It’s become accepted wisdom that publishers face major challenges in mobile, where imprecise targeting, uninspired creative and simple technical limitations have made mobile ads far less lucrative than those shown to desktop users.

Perhaps it doesn’t have to be that way. In fact, there’s a school of thought that publishers are to blame for the problems they face in mobile. Most are still woefully behind in building their technology chops and relegate mobile to an afterthought to desktop. They are, in short, bad technologists. There’s also the concept of the mobile ad discount, where publishers have immediately compromised on pricing for ads shown to a user. That would mean their bad businesspersons.

For q&a site Answers, which sees a third of its traffic on mobile, there is no gap. COO Peter Horan, speaking at the Digiday Publishing Summit, noted that while a third of its traffic is in mobile, over half its pageviews are there. That’s because it has designed an experience for mobile based on the swipe common to iPhones. Going to that approach resulted in a fivefold increase in consumption. And 32 percent of its mobile users are unique, Horan added.

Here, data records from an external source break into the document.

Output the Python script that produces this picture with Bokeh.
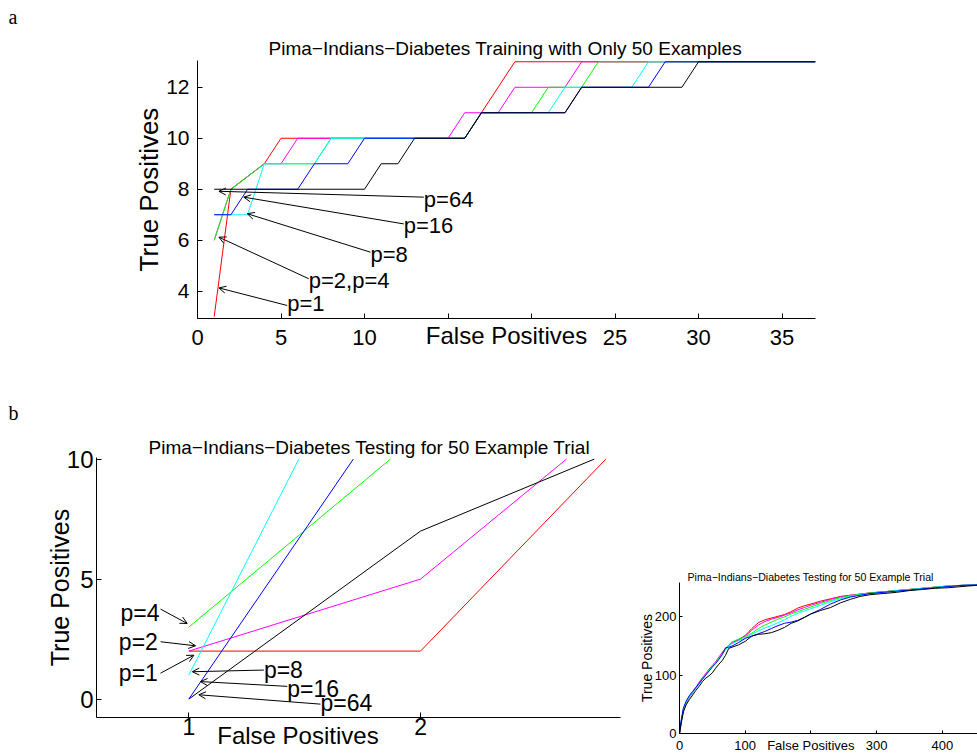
from bokeh.plotting import figure
from bokeh.models import Range1d, Label, Arrow, OpenHead, FixedTicker, Title, LinearAxis
from bokeh.layouts import column, row
from bokeh.embed import file_html
from bokeh.resources import INLINE

# ---------------- data ----------------
series_names = ["p=1", "p=2", "p=4", "p=8", "p=16", "p=64"]
series_colors = ["#ff0000", "#ff00ff", "#00ff00", "#00ffff", "#0000ff", "#000000"]

# Panel a: training ROC, 50 examples
a_x = [
    [1, 2, 4, 5, 16, 17, 19, 37],
    [1, 2, 4, 5, 6, 15, 16, 18, 19, 22, 23, 37],
    [1, 2, 4, 7, 8, 16, 17, 20, 21, 23, 24, 37],
    [1, 3, 4, 7, 8, 16, 17, 21, 22, 26, 27, 37],
    [1, 2, 3, 6, 7, 9, 10, 16, 17, 22, 23, 27, 28, 37],
    [1, 10, 11, 12, 13, 16, 17, 22, 23, 29, 30, 37],
]
a_y = [
    [3, 8, 9, 10, 10, 11, 13, 13],
    [6, 8, 9, 9, 10, 10, 11, 11, 12, 12, 13, 13],
    [6, 8, 9, 9, 10, 10, 11, 11, 12, 12, 13, 13],
    [7, 7, 9, 9, 10, 10, 11, 11, 12, 12, 13, 13],
    [7, 7, 8, 8, 9, 9, 10, 10, 11, 11, 12, 12, 13, 13],
    [8, 8, 9, 9, 10, 10, 11, 11, 12, 12, 13, 13],
]
a_xticks = [0, 5, 10, 15, 20, 25, 30, 35]
a_yticks = [4, 6, 8, 10, 12]
a_ann_text = ["p=64", "p=16", "p=8", "p=2,p=4", "p=1"]
a_ann_tx = [13.55, 12.35, 10.36, 6.66, 5.37]
a_ann_ty = [7.61, 6.59, 5.46, 4.44, 3.50]
a_arr_x0 = [13.55, 12.35, 10.36, 6.66, 5.37]
a_arr_y0 = [7.69, 6.64, 5.53, 4.49, 3.44]
a_arr_x1 = [1.28, 2.77, 2.98, 1.28, 1.28]
a_arr_y1 = [7.92, 7.69, 7.04, 6.12, 4.13]

# Panel b: testing ROC, zoomed
b_x = [
    [1, 2, 2.8],
    [1, 2, 2.63],
    [1, 1.87],
    [1, 1.475],
    [1, 1.71],
    [1, 2, 2.75],
]
b_y = [
    [2, 2, 10],
    [2, 5, 10],
    [3, 10],
    [1, 10],
    [0, 10],
    [0, 7, 10],
]
b_xticks = [1, 2]
b_yticks = [0, 5, 10]
b_xlabel_at = 1.471
b_ann_text = ["p=4", "p=2", "p=1", "p=8", "p=16", "p=64"]
b_ann_tx = [0.705, 0.698, 0.698, 1.324, 1.425, 1.568]
b_ann_ty = [3.60, 2.38, 1.09, 1.23, 0.44, -0.16]
b_arr_x0 = [0.878, 0.878, 0.878, 1.324, 1.425, 1.568]
b_arr_y0 = [3.75, 2.39, 1.08, 1.21, 0.53, -0.21]
b_arr_x1 = [0.993, 1.029, 1.022, 1.015, 1.050, 1.043]
b_arr_y1 = [3.15, 2.22, 1.83, 1.14, 0.73, 0.18]

# Panel c: full testing ROC
c_x = [0, 3, 6, 10, 15, 20, 25, 30, 35, 40, 45, 50, 55, 60, 65, 70, 75, 80, 90, 100,
       110, 120, 130, 140, 150, 160, 170, 180, 190, 200, 215, 230, 245, 260, 275, 290,
       310, 330, 350, 370, 390, 410, 430, 463]
c_y = [
    [0, 22, 40, 52, 62, 70, 78, 87, 95, 102, 110, 117, 122, 130, 138, 145, 151, 156, 161, 168,
     180, 190, 195, 198, 201, 204, 209, 215, 219, 222, 227, 231, 235, 237, 239, 241, 243, 245, 247, 249,
     251, 253, 254, 255],
    [0, 24, 41, 53, 63, 72, 79, 88, 96, 103, 110, 116, 123, 131, 139, 146, 151, 155, 160, 167,
     177, 186, 192, 196, 199, 203, 207, 212, 216, 220, 225, 230, 234, 237, 239, 241, 243, 245, 247, 249,
     251, 253, 254, 255],
    [0, 23, 41, 53, 64, 72, 78, 86, 94, 101, 109, 116, 122, 129, 137, 144, 152, 157, 162, 166,
     172, 180, 186, 191, 196, 200, 205, 209, 213, 217, 223, 228, 233, 236, 239, 241, 243, 245, 247, 249,
     251, 253, 254, 255],
    [0, 25, 42, 54, 63, 71, 77, 85, 93, 101, 108, 115, 121, 128, 136, 143, 150, 154, 159, 164,
     170, 176, 181, 185, 190, 195, 201, 206, 210, 214, 220, 226, 231, 235, 238, 240, 242, 245, 247, 249,
     251, 253, 254, 255],
    [0, 26, 44, 55, 65, 72, 79, 86, 93, 100, 107, 114, 120, 127, 135, 147, 148, 150, 156, 163,
     167, 171, 175, 180, 185, 189, 191, 194, 199, 205, 213, 222, 229, 234, 237, 240, 242, 244, 246, 248,
     250, 252, 254, 255],
    [0, 20, 37, 49, 58, 66, 74, 81, 89, 95, 99, 104, 112, 119, 125, 134, 146, 148, 152, 158,
     167, 170, 171, 173, 177, 182, 189, 193, 199, 205, 211, 216, 224, 230, 235, 238, 240, 242, 245, 247,
     249, 250, 252, 255],
]
c_xticks = [0, 100, 200, 300, 400]
c_yticks = [0, 100, 200]

title_a = "Pima\u2212Indians\u2212Diabetes Training with Only 50 Examples"
title_b = "Pima\u2212Indians\u2212Diabetes Testing for 50 Example Trial"
xlabel = "False Positives"
ylabel = "True Positives"

SANS = "Liberation Sans"
SERIF = "Liberation Serif"


def base_fig(w, h, xr, yr, bl, br, bt, bb):
    p = figure(width=w, height=h, x_range=Range1d(*xr), y_range=Range1d(*yr),
               output_backend="svg", toolbar_location=None,
               min_border_left=bl, min_border_right=br,
               min_border_top=bt, min_border_bottom=bb)
    try:
        p.frame_align = False
    except Exception:
        pass
    p.outline_line_color = None
    p.xgrid.visible = False
    p.ygrid.visible = False
    p.background_fill_color = "white"
    p.border_fill_color = "white"
    for ax in (p.xaxis[0], p.yaxis[0]):
        ax.major_tick_out = 0
        ax.major_tick_in = 5
        ax.minor_tick_line_color = None
        ax.axis_line_color = "black"
        ax.major_tick_line_color = "black"
        ax.major_label_text_color = "black"
        ax.major_label_text_font = SANS
        ax.axis_label_text_font = SANS
        ax.axis_label_text_font_style = "normal"
        ax.axis_label_text_color = "black"
    return p


def add_title(p, text, size, offset, standoff, font=SANS, valign="bottom"):
    t = Title(text=text, align="left", offset=offset, standoff=standoff,
              vertical_align=valign,
              text_font=font, text_font_size=size, text_font_style="normal",
              text_color="black")
    p.add_layout(t, "above")


# ---------------- panel a ----------------
pa = base_fig(977, 380, (0, 37), (2.93, 13.05), 197, 162, 60, 62)
add_title(pa, title_a, "19px", 71, 4)
add_title(pa, "a", "20px", -189, 8, font=SERIF, valign="top")
pa.xaxis.ticker = FixedTicker(ticks=a_xticks)
pa.xaxis.major_label_overrides = {15: "", 20: ""}
pa.yaxis.ticker = FixedTicker(ticks=a_yticks)
pa.xaxis.major_label_text_font_size = "22px"
pa.yaxis.major_label_text_font_size = "21px"
pa.xaxis.major_label_standoff = 11
pa.yaxis.major_label_standoff = 8
pa.xaxis.axis_label = xlabel
pa.xaxis.axis_label_text_font_size = "24px"
pa.xaxis.axis_label_standoff = -26
pa.yaxis.axis_label = ylabel
pa.yaxis.axis_label_text_font_size = "26px"
pa.yaxis.axis_label_standoff = -1
for xs, ys, c in zip(a_x, a_y, series_colors):
    pa.line(xs, ys, line_color=c, line_width=1)
for t, tx, ty in zip(a_ann_text, a_ann_tx, a_ann_ty):
    pa.add_layout(Label(x=tx, y=ty, text=t, text_font=SANS, text_font_size="22px",
                        text_align="left", text_baseline="alphabetic", text_color="black"))
for x0, y0, x1, y1 in zip(a_arr_x0, a_arr_y0, a_arr_x1, a_arr_y1):
    pa.add_layout(Arrow(end=OpenHead(size=7, line_width=1, line_color="black"),
                        x_start=x0, y_start=y0, x_end=x1, y_end=y1,
                        line_color="black", line_width=1))

# ---------------- panel b ----------------
pb = base_fig(634, 376, (0.6016, 2.863), (-0.767, 10.067), 96, 14, 77, 39)
add_title(pb, title_b, "19px", 52, 0)
add_title(pb, "b", "20px", -88, 21, font=SERIF, valign="bottom")
pb.xaxis.ticker = FixedTicker(ticks=b_xticks)
pb.yaxis.ticker = FixedTicker(ticks=b_yticks)
pb.xaxis.major_label_text_font_size = "23px"
pb.yaxis.major_label_text_font_size = "24px"
pb.xaxis.major_label_standoff = 0
pb.yaxis.major_label_standoff = 3
pb.yaxis.axis_label = ylabel
pb.yaxis.axis_label_text_font_size = "25px"
pb.yaxis.axis_label_standoff = -10
# x-axis title row (placed where the original figure puts it)
bx2 = LinearAxis(ticker=FixedTicker(ticks=[b_xlabel_at]),
                 major_label_overrides={b_xlabel_at: xlabel},
                 axis_line_color=None, major_tick_line_color=None,
                 minor_tick_line_color=None, major_tick_in=0, major_tick_out=0,
                 major_label_standoff=-16, major_label_text_font=SANS,
                 major_label_text_font_size="24px", major_label_text_color="black")
pb.add_layout(bx2, "below")
for xs, ys, c in zip(b_x, b_y, series_colors):
    pb.line(xs, ys, line_color=c, line_width=1)
for t, tx, ty in zip(b_ann_text, b_ann_tx, b_ann_ty):
    pb.add_layout(Label(x=tx, y=ty, text=t, text_font=SANS, text_font_size="23px",
                        text_align="left", text_baseline="alphabetic", text_color="black"))
for x0, y0, x1, y1 in zip(b_arr_x0, b_arr_y0, b_arr_x1, b_arr_y1):
    pb.add_layout(Arrow(end=OpenHead(size=7, line_width=1, line_color="black"),
                        x_start=x0, y_start=y0, x_end=x1, y_end=y1,
                        line_color="black", line_width=1))

# ---------------- panel c ----------------
pc = base_fig(343, 376, (0, 453.6), (0, 258.9), 45, 0, 202, 23)
add_title(pc, title_b, "10.6px", 8, 0)
pc.xaxis.ticker = FixedTicker(ticks=c_xticks)
pc.xaxis.major_label_overrides = {200: xlabel}
pc.yaxis.ticker = FixedTicker(ticks=c_yticks)
pc.xaxis.major_label_text_font_size = "13px"
pc.yaxis.major_label_text_font_size = "13px"
pc.xaxis.major_label_standoff = 4
pc.yaxis.major_label_standoff = 3
pc.xaxis.major_tick_in = 3
pc.yaxis.major_tick_in = 3
pc.yaxis.axis_label = ylabel
pc.yaxis.axis_label_text_font_size = "14px"
pc.yaxis.axis_label_standoff = -3
for ys, c in zip(c_y, series_colors):
    pc.line(c_x, ys, line_color=c, line_width=1)

layout = column(pa, row(pb, pc))
open("out.html", "w").write(file_html(layout, INLINE))
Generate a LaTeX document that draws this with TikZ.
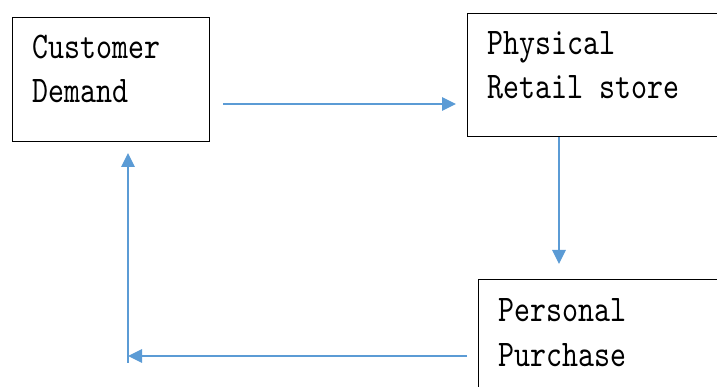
\documentclass[tikz,border=0pt]{standalone}
\usepackage{fontspec}
\setmonofont{lmmono10-regular}[Extension=.otf, FakeStretch=0.81]
\usepackage{tikz}
\usetikzlibrary{arrows.meta}
\definecolor{flowblue}{HTML}{5B9BD5}
\tikzset{
    box/.style={rectangle, draw, line width=0.75pt, anchor=north west,
    	inner sep=0pt}
}
\tikzset{
    txt/.style={anchor=base west, inner sep=0pt, align=left,
    	font=\ttfamily\fontsize{21.4}{25.3}\selectfont}
}
\tikzset{
	flow/.style={draw=flowblue, line width=0.8pt,
		-{Triangle[length=0.28cm, width=0.27cm]}}
}

\begin{document}
\begin{tikzpicture}
	\useasboundingbox (0cm, 0cm) rectangle (14.34cm, -7.74cm);
	\node (demand) [box, minimum width=3.94cm, minimum height=2.48cm] at (0.24cm, -0.34cm) {};
	\node (store) [box, minimum width=5.3cm, minimum height=2.46cm] at (9.34cm, -0.26cm) {};
	\node (purchase) [box, minimum width=5.2cm, minimum height=2.6cm] at (9.56cm, -5.58cm) {};
	
	% base anchor sits on the last line
	\node (demandtxt) [txt] at (0.64cm, -2.06cm) {Customer\\Demand};
	\node (storetxt) [txt] at (9.74cm, -1.98cm) {Physical\\Retail store};
	\node (purchasetxt) [txt] at (9.96cm, -7.32cm) {Personal\\Purchase};
	
	\coordinate (a1) at (4.46cm, -2.08cm); \coordinate (b1) at (9.12cm, -2.08cm);
	\coordinate (a2) at (11.18cm, -2.74cm); \coordinate (b2) at (11.18cm, -5.28cm);
	\coordinate (a3) at (9.34cm, -7.12cm); \coordinate (b3) at (2.56cm, -7.12cm);
	\coordinate (a4) at (2.56cm, -7.26cm); \coordinate (b4) at (2.56cm, -3.06cm);
	
	\draw [flow] (a1) -- (b1); \draw [flow] (a2) -- (b2);
	\draw [flow] (a3) -- (b3); \draw [flow] (a4) -- (b4);
\end{tikzpicture}
\end{document}
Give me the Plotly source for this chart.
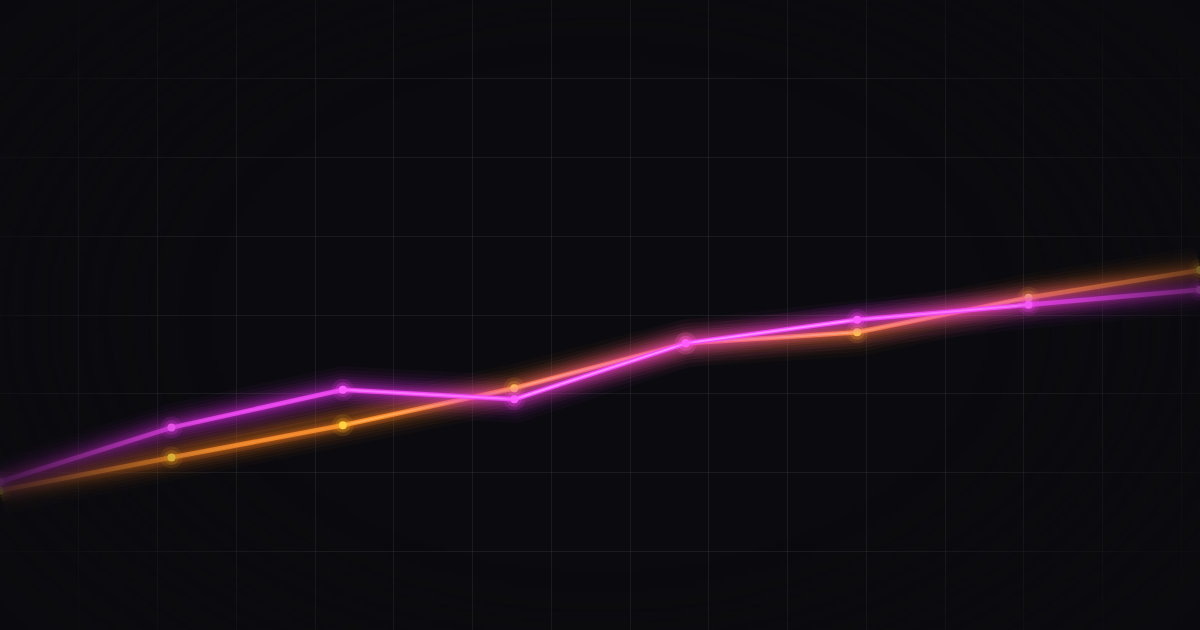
import base64
import struct
import zlib
import numpy as np
import plotly.graph_objects as go

# ---- data ----
categories = ["Jan", "Feb", "Mar", "Apr", "May", "Jun", "Jul", "Aug"]
magenta_values = [18.8, 25.7, 30.5, 29.3, 36.4, 39.4, 41.3, 43.2]
orange_values = [17.7, 21.9, 26.0, 30.7, 36.4, 37.8, 42.2, 45.7]

BG_RGB = (11, 11, 15)
BG = "#0b0b0f"
W, H = 1200, 630
CELL = 78.75  # background grid cell size in px

# per-segment stroke strength (style: fades toward the chart ends)
seg_alpha = [0.55, 0.75, 0.9, 1.0, 1.0, 0.9, 0.7]
# glow layers (width px, alpha)
glow_layers = [(48, 0.03), (40, 0.042), (33, 0.055), (27, 0.07), (22, 0.085),
               (17, 0.1), (13, 0.12), (9, 0.15), (6, 0.18)]

x_idx = list(range(len(categories)))

fig = go.Figure()

# invisible trace so the background-grid axis exists
fig.add_trace(go.Scatter(x=[0], y=[0], xaxis="x2", mode="markers",
                         marker=dict(size=1, color="rgba(0,0,0,0)"),
                         hoverinfo="skip", showlegend=False))


def rgba(rgb, a):
    return f"rgba({rgb[0]},{rgb[1]},{rgb[2]},{a:.3f})"


def glow_series(values, core_rgb, glow_rgb, hi_rgb, marker_col, marker_glow):
    n = len(values)
    for w, ga in glow_layers:
        fig.add_trace(go.Scatter(
            x=x_idx, y=values, mode="lines",
            line=dict(color=rgba(glow_rgb, ga), width=w),
            hoverinfo="skip", showlegend=False))
    for i in range(n - 1):
        xs = x_idx[i:i + 2]
        ys = values[i:i + 2]
        a = seg_alpha[i]
        fig.add_trace(go.Scatter(
            x=xs, y=ys, mode="lines",
            line=dict(color=rgba(core_rgb, 0.4 + 0.6 * a), width=4.5),
            hoverinfo="skip", showlegend=False))
        fig.add_trace(go.Scatter(
            x=xs, y=ys, mode="lines",
            line=dict(color=rgba(hi_rgb, max(0.0, (a - 0.7)) * 2.2), width=2),
            hoverinfo="skip", showlegend=False))
    # marker glow and markers
    for s, ma in [(22, 0.12), (15, 0.22)]:
        fig.add_trace(go.Scatter(
            x=x_idx, y=values, mode="markers",
            marker=dict(size=s, color=marker_glow, opacity=ma, line=dict(width=0)),
            hoverinfo="skip", showlegend=False))
    fig.add_trace(go.Scatter(
        x=x_idx, y=values, mode="markers", text=categories,
        marker=dict(size=8, color=marker_col, line=dict(width=0)),
        showlegend=False))


glow_series(orange_values, (255, 145, 45), (255, 125, 30), (255, 215, 130),
            "#ffd040", "#ffb020")
glow_series(magenta_values, (245, 70, 248), (235, 50, 240), (255, 185, 255),
            "#ff5cff", "#ff40ff")


# ---- soft vignette overlay as a small PNG (fades grid and strokes at the edges) ----
def make_png(rgba_arr):
    h, w, _ = rgba_arr.shape
    raw = b"".join(b"\x00" + rgba_arr[r].tobytes() for r in range(h))

    def chunk(tag, data):
        c = struct.pack(">I", len(data)) + tag + data
        return c + struct.pack(">I", zlib.crc32(tag + data) & 0xffffffff)

    ihdr = struct.pack(">IIBBBBB", w, h, 8, 6, 0, 0, 0)
    return (b"\x89PNG\r\n\x1a\n" + chunk(b"IHDR", ihdr)
            + chunk(b"IDAT", zlib.compress(raw, 9)) + chunk(b"IEND", b""))


vw, vh = 240, 126
gx = (np.arange(vw) + 0.5) / vw
gy = (np.arange(vh) + 0.5) / vh
X, Y = np.meshgrid(gx, gy)
e = np.sqrt(((X - 0.5) / 0.5) ** 2 + (0.8 * (Y - 0.5) / 0.5) ** 2)
t = np.clip((e - 0.62) / 0.66, 0, 1)
alpha = (t * t * (3 - 2 * t)) * 0.95
img = np.zeros((vh, vw, 4), dtype=np.uint8)
img[..., 0], img[..., 1], img[..., 2] = BG_RGB
img[..., 3] = (alpha * 255).astype(np.uint8)
src = "data:image/png;base64," + base64.b64encode(make_png(img)).decode()

fig.update_layout(
    width=W, height=H,
    margin=dict(l=0, r=0, t=0, b=0),
    paper_bgcolor=BG, plot_bgcolor=BG,
    xaxis=dict(range=[0, len(categories) - 1], showgrid=False, zeroline=False,
               showticklabels=False, showline=False, fixedrange=True),
    xaxis2=dict(range=[0, W / CELL], overlaying="x", dtick=1, tick0=0,
                showgrid=True, gridcolor="rgba(255,255,255,0.065)", gridwidth=1,
                zeroline=False, showticklabels=False, showline=False),
    yaxis=dict(range=[0, 80], dtick=10, showgrid=True,
               gridcolor="rgba(255,255,255,0.065)", gridwidth=1,
               zeroline=False, showticklabels=False, showline=False),
    images=[dict(source=src, xref="paper", yref="paper", x=0, y=1,
                 sizex=1, sizey=1, sizing="stretch", xanchor="left",
                 yanchor="top", layer="above", opacity=1)],
    showlegend=False,
)

fig.write_html(
    "out.html",
    config={"displayModeBar": False},
    post_script="document.body.style.margin='0';document.body.style.background='#0b0b0f';"
                "document.documentElement.style.background='#0b0b0f';",
)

“We’d just be as happy if 100 percent of traffic is mobile,” he said.

Mashable, which sees about 32 percent of its traffic from mobile, is betting on using responsive and adaptive design principles — and to stop offering mobile discounts. CTO Robyn Peterson said treating ads differently in mobile is a mistake many publishers make. “We have no mobile discount,” he said in a session at DPS.

The outlook from both stands in stark contrast to the doom and gloom often heard about mobile advertising. The Atlantic has a new piece on how awful mobile is for publishers. It notes the standard bill of particulars — no cookie, bad creative, uncertain analytics — while adding in the idea that mobile in particular suffers from fractured attention spans. As the author notes, none of these are insurmountable — and they are all arguably real.

But for publishers the job is solving them. Horan goes so far as to shift a big part of the blame on publishers for not taking mobile seriously enough. They often pay it lip service, he suggested. Peterson said too many publishers segregate out a “mobile team.” That’s a mistake, he argued, since every developer must think mobile first.

And the largest issue might be cultural. Over 15 years into the commercial Internet, many publishers are still far behind in technology chops. There’s a reason over two-thirds of display ad revenue went to technology companies last year, Peterson warned. “Engineering is part of media,” he said.